Records with drawing code:
###

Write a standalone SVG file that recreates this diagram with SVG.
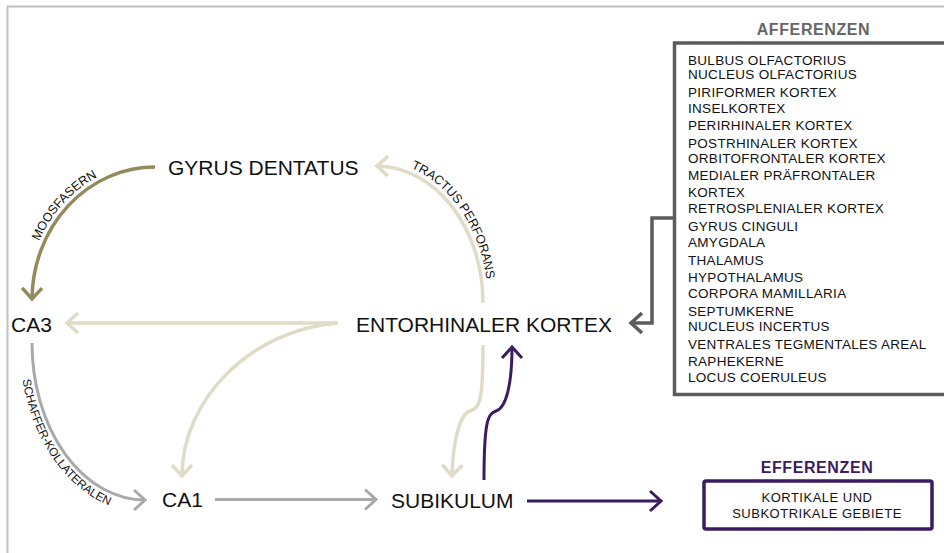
<svg xmlns="http://www.w3.org/2000/svg" width="944" height="553" viewBox="0 0 944 553">
<style>
  .lbl { font-family: "Liberation Sans", Arial, sans-serif; font-size: 21px; fill: #111; }
  .small { font-family: "Liberation Sans", Arial, sans-serif; fill: #111; }
  .list { font-family: "Liberation Sans", Arial, sans-serif; font-size: 13.5px; letter-spacing: 0.3px; fill: #111; }
  .title { font-family: "Liberation Sans", Arial, sans-serif; font-size: 16px; font-weight: bold; letter-spacing: 0.6px; text-anchor: middle; }
  .conn { fill: none; stroke-linecap: butt; }
  .olive { stroke: #938a5d; stroke-width: 3.5; }
  .beige { stroke: #e0dbc6; stroke-width: 3.5; }
  .gray { stroke: #a9a9a9; stroke-width: 3; }
  .purple { stroke: #3b1c5f; stroke-width: 3; }
  .dgray { stroke: #5c5c5c; stroke-width: 3.5; }
</style>
<defs>
  <marker id="mOlive" markerUnits="userSpaceOnUse" markerWidth="30" markerHeight="30" refX="0" refY="0" orient="auto" overflow="visible">
    <path d="M-11,-10 L0,0 L-11,10" fill="none" stroke="#938a5d" stroke-width="3.5"/>
  </marker>
  <marker id="mBeige" markerUnits="userSpaceOnUse" markerWidth="30" markerHeight="30" refX="0" refY="0" orient="auto" overflow="visible">
    <path d="M-11,-10 L0,0 L-11,10" fill="none" stroke="#e0dbc6" stroke-width="3.5"/>
  </marker>
  <marker id="mGray" markerUnits="userSpaceOnUse" markerWidth="30" markerHeight="30" refX="0" refY="0" orient="auto" overflow="visible">
    <path d="M-11,-10 L0,0 L-11,10" fill="none" stroke="#a9a9a9" stroke-width="3"/>
  </marker>
  <marker id="mPurple" markerUnits="userSpaceOnUse" markerWidth="30" markerHeight="30" refX="0" refY="0" orient="auto" overflow="visible">
    <path d="M-11,-10 L0,0 L-11,10" fill="none" stroke="#3b1c5f" stroke-width="3"/>
  </marker>
  <marker id="mDgray" markerUnits="userSpaceOnUse" markerWidth="30" markerHeight="30" refX="0" refY="0" orient="auto" overflow="visible">
    <path d="M-11,-10 L0,0 L-11,10" fill="none" stroke="#5c5c5c" stroke-width="3.5"/>
  </marker>
  <path id="tpMoos" d="M27,300 A128,138 0 0 1 155,162"/>
  <path id="tpTractus" d="M376,161 A112,142 0 0 1 488,303"/>
  <path id="tpSchaffer" d="M19.5,343 A125.5,169.5 0 0 0 145,512.5"/>
</defs>

<!-- frame -->
<path d="M7.5,553 V6.5 H944" fill="none" stroke="#c0c0c0" stroke-width="2"/>

<g id="connectors">
  <path class="conn olive" d="M155,167 A123,133 0 0 0 32,299" marker-end="url(#mOlive)"/>
  <path class="conn beige" d="M483,303 A107,137 0 0 0 377,166" marker-end="url(#mBeige)"/>
  <path class="conn beige" d="M338,323 L67,323" marker-end="url(#mBeige)"/>
  <path class="conn beige" d="M338,323 C250,330 182,400 182,476" marker-end="url(#mBeige)"/>
  <path class="conn gray" d="M32,343 A113,157 0 0 0 145,500" marker-end="url(#mGray)"/>
  <path class="conn gray" d="M215,499.5 L376,499.5" marker-end="url(#mGray)"/>
  <path class="conn purple" d="M527,501 L661,501" marker-end="url(#mPurple)"/>
  <path class="conn purple" d="M484,480 C484,420 488,414 496,411 C506,408 512,385 512,347" marker-end="url(#mPurple)"/>
  <path class="conn beige" d="M483,345 C483,400 480,408 470,411 C460,414 453,440 452,476" marker-end="url(#mBeige)"/>
  <path class="conn dgray" d="M674,218 H652 V323 H631" marker-end="url(#mDgray)"/>
  <text class="small" font-size="12.5"><textPath href="#tpMoos" startOffset="50%" text-anchor="middle">MOOSFASERN</textPath></text>
  <text class="small" font-size="12.5"><textPath href="#tpTractus" startOffset="53%" text-anchor="middle">TRACTUS PERFORANS</textPath></text>
  <text class="small" font-size="11.8"><textPath href="#tpSchaffer" startOffset="50%" text-anchor="middle">SCHAFFER-KOLLATERALEN</textPath></text>
</g>

<g id="gyrus-dentatus"><text class="lbl" x="168" y="175">GYRUS DENTATUS</text></g>
<g id="ca3"><text class="lbl" x="11" y="332">CA3</text></g>
<g id="entorhinaler-kortex"><text class="lbl" x="356" y="332">ENTORHINALER KORTEX</text></g>
<g id="ca1"><text class="lbl" x="162" y="507">CA1</text></g>
<g id="subikulum"><text class="lbl" x="391" y="508">SUBIKULUM</text></g>

<g id="afferenzen">
  <text class="title" x="813.5" y="35" fill="#666666">AFFERENZEN</text>
  <path d="M948,43 H674.5 V394.5 H948" fill="none" stroke="#5c5c5c" stroke-width="3.5"/>
  <text class="list" x="688" y="65">BULBUS OLFACTORIUS</text>
  <text class="list" x="688" y="79">NUCLEUS OLFACTORIUS</text>
  <text class="list" x="688" y="96.5">PIRIFORMER KORTEX</text>
  <text class="list" x="688" y="113">INSELKORTEX</text>
  <text class="list" x="688" y="130">PERIRHINALER KORTEX</text>
  <text class="list" x="688" y="147.5">POSTRHINALER KORTEX</text>
  <text class="list" x="688" y="162.5">ORBITOFRONTALER KORTEX</text>
  <text class="list" x="688" y="180">MEDIALER PRÄFRONTALER</text>
  <text class="list" x="688" y="197">KORTEX</text>
  <text class="list" x="688" y="213">RETROSPLENIALER KORTEX</text>
  <text class="list" x="688" y="231">GYRUS CINGULI</text>
  <text class="list" x="688" y="247">AMYGDALA</text>
  <text class="list" x="688" y="264.5">THALAMUS</text>
  <text class="list" x="688" y="281.5">HYPOTHALAMUS</text>
  <text class="list" x="688" y="298">CORPORA MAMILLARIA</text>
  <text class="list" x="688" y="315.5">SEPTUMKERNE</text>
  <text class="list" x="688" y="331">NUCLEUS INCERTUS</text>
  <text class="list" x="688" y="349">VENTRALES TEGMENTALES AREAL</text>
  <text class="list" x="688" y="365.5">RAPHEKERNE</text>
  <text class="list" x="688" y="381.5">LOCUS COERULEUS</text>
</g>

<g id="efferenzen">
  <text class="title" x="817" y="473" fill="#3b1c5f">EFFERENZEN</text>
  <rect x="704" y="481" width="228" height="48" rx="2" fill="none" stroke="#3b1c5f" stroke-width="3.5"/>
  <text class="small" font-size="13" letter-spacing="0.5" x="817" y="502" text-anchor="middle">KORTIKALE UND</text>
  <text class="small" font-size="13" letter-spacing="0.5" x="817" y="517.5" text-anchor="middle">SUBKOTRIKALE GEBIETE</text>
</g>
</svg>
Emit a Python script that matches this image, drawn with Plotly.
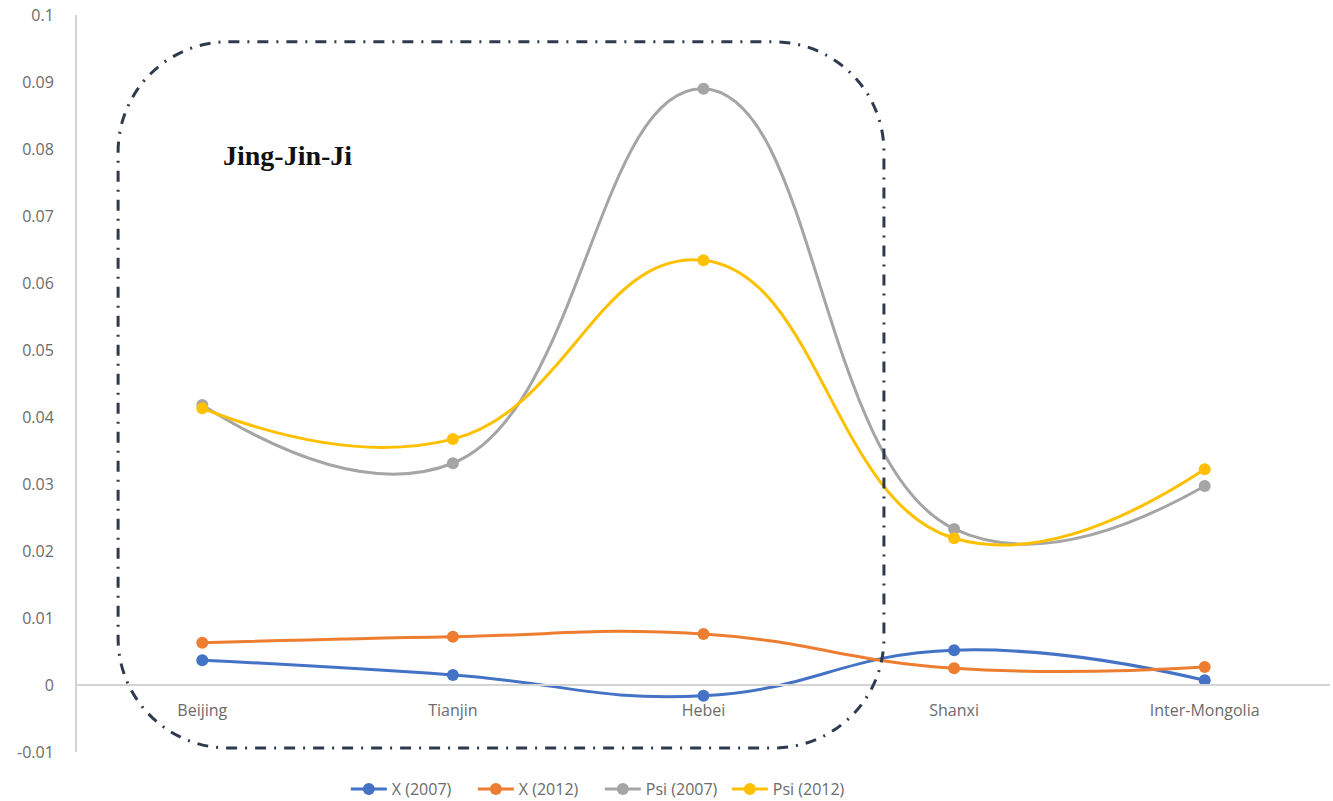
import plotly.graph_objects as go

# Regions along the x axis
regions = ["Beijing", "Tianjin", "Hebei", "Shanxi", "Inter-Mongolia"]

# Series values per region
x_2007 = [0.0037, 0.0015, -0.0016, 0.0052, 0.0007]
x_2012 = [0.0063, 0.0072, 0.0076, 0.0025, 0.0027]
psi_2007 = [0.0418, 0.0331, 0.0890, 0.0233, 0.0297]
psi_2012 = [0.0413, 0.0367, 0.0634, 0.0219, 0.0322]

# Y axis ticks
y_ticks = [-0.01, 0, 0.01, 0.02, 0.03, 0.04, 0.05, 0.06, 0.07, 0.08, 0.09, 0.1]
y_tick_text = ["-0.01", "0", "0.01", "0.02", "0.03", "0.04", "0.05", "0.06",
               "0.07", "0.08", "0.09", "0.1"]
y_range = [-0.01, 0.1]

series = [
    ("X (2007)", x_2007, "#4472C4"),
    ("X (2012)", x_2012, "#ED7D31"),
    ("Psi (2007)", psi_2007, "#A5A5A5"),
    ("Psi (2012)", psi_2012, "#FFC000"),
]

positions = list(range(len(regions)))

fig = go.Figure()
for name, vals, color in series:
    fig.add_trace(go.Scatter(
        x=positions, y=vals, name=name,
        mode="lines+markers",
        line=dict(color=color, width=3, shape="spline", smoothing=1.3),
        marker=dict(color=color, size=12),
    ))

# Rounded dash-dot outline around the Jing-Jin-Ji group (data units)
box_x0, box_x1 = -0.336, 2.720
box_y0, box_y1 = -0.0094, 0.0960
rx, ry = 0.44, 0.0164
k = 0.5523


def rounded_rect_path(x0, x1, y0, y1, rx, ry):
    return (
        f"M {x0 + rx},{y1} L {x1 - rx},{y1} "
        f"C {x1 - rx + k * rx},{y1} {x1},{y1 - ry + k * ry} {x1},{y1 - ry} "
        f"L {x1},{y0 + ry} "
        f"C {x1},{y0 + ry - k * ry} {x1 - rx + k * rx},{y0} {x1 - rx},{y0} "
        f"L {x0 + rx},{y0} "
        f"C {x0 + rx - k * rx},{y0} {x0},{y0 + ry - k * ry} {x0},{y0 + ry} "
        f"L {x0},{y1 - ry} "
        f"C {x0},{y1 - ry + k * ry} {x0 + rx - k * rx},{y1} {x0 + rx},{y1} Z"
    )


fig.add_shape(
    type="path", xref="x", yref="y",
    path=rounded_rect_path(box_x0, box_x1, box_y0, box_y1, rx, ry),
    line=dict(color="#2E3B4E", width=3, dash="11px,8px,2px,8px"),
    fillcolor="rgba(0,0,0,0)",
    layer="above",
)

fig.add_annotation(
    x=0.34, y=0.0790, xref="x", yref="y",
    text="<b>Jing-Jin-Ji</b>", showarrow=False,
    font=dict(family="Liberation Serif", size=28, color="#111111"),
)

# x axis sits on the zero line
zero_pos = (0 - y_range[0]) / (y_range[1] - y_range[0])

tick_font = dict(family="Open Sans", size=16, color="#6B6B6B")

fig.update_layout(
    width=1333, height=801,
    margin=dict(l=77, r=3, t=15, b=49, autoexpand=False),
    paper_bgcolor="white", plot_bgcolor="white",
    showlegend=True,
    legend=dict(
        orientation="h",
        xref="container", x=0.45, xanchor="center",
        yref="container", y=0.015, yanchor="middle",
        font=dict(family="Open Sans", size=16, color="#6B6B6B"),
        itemwidth=36, entrywidth=76, entrywidthmode="pixels",
    ),
    xaxis=dict(
        range=[-0.5, len(regions) - 0.5],
        tickvals=positions, ticktext=regions,
        showgrid=False, zeroline=False,
        showline=True, linecolor="#D4D4D4", linewidth=2,
        anchor="free", position=zero_pos,
        ticks="", ticklabelstandoff=11,
        tickfont=tick_font,
    ),
    yaxis=dict(
        range=y_range,
        tickvals=y_ticks, ticktext=y_tick_text,
        showgrid=False, zeroline=False,
        showline=True, linecolor="#D4D4D4", linewidth=2,
        ticks="", ticklabelstandoff=18,
        tickfont=tick_font,
    ),
)

fig.write_html("out.html")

###

** Written exercise **
Retype only the lines above from the one with "Emit a Python" through the one with "y_range = [-0.01, 0.1]", exactly and with both ends. Images stay out.

** Task solution **
Emit a Python script that matches this image, drawn with Plotly.
import plotly.graph_objects as go

# Regions along the x axis
regions = ["Beijing", "Tianjin", "Hebei", "Shanxi", "Inter-Mongolia"]

# Series values per region
x_2007 = [0.0037, 0.0015, -0.0016, 0.0052, 0.0007]
x_2012 = [0.0063, 0.0072, 0.0076, 0.0025, 0.0027]
psi_2007 = [0.0418, 0.0331, 0.0890, 0.0233, 0.0297]
psi_2012 = [0.0413, 0.0367, 0.0634, 0.0219, 0.0322]

# Y axis ticks
y_ticks = [-0.01, 0, 0.01, 0.02, 0.03, 0.04, 0.05, 0.06, 0.07, 0.08, 0.09, 0.1]
y_tick_text = ["-0.01", "0", "0.01", "0.02", "0.03", "0.04", "0.05", "0.06",
               "0.07", "0.08", "0.09", "0.1"]
y_range = [-0.01, 0.1]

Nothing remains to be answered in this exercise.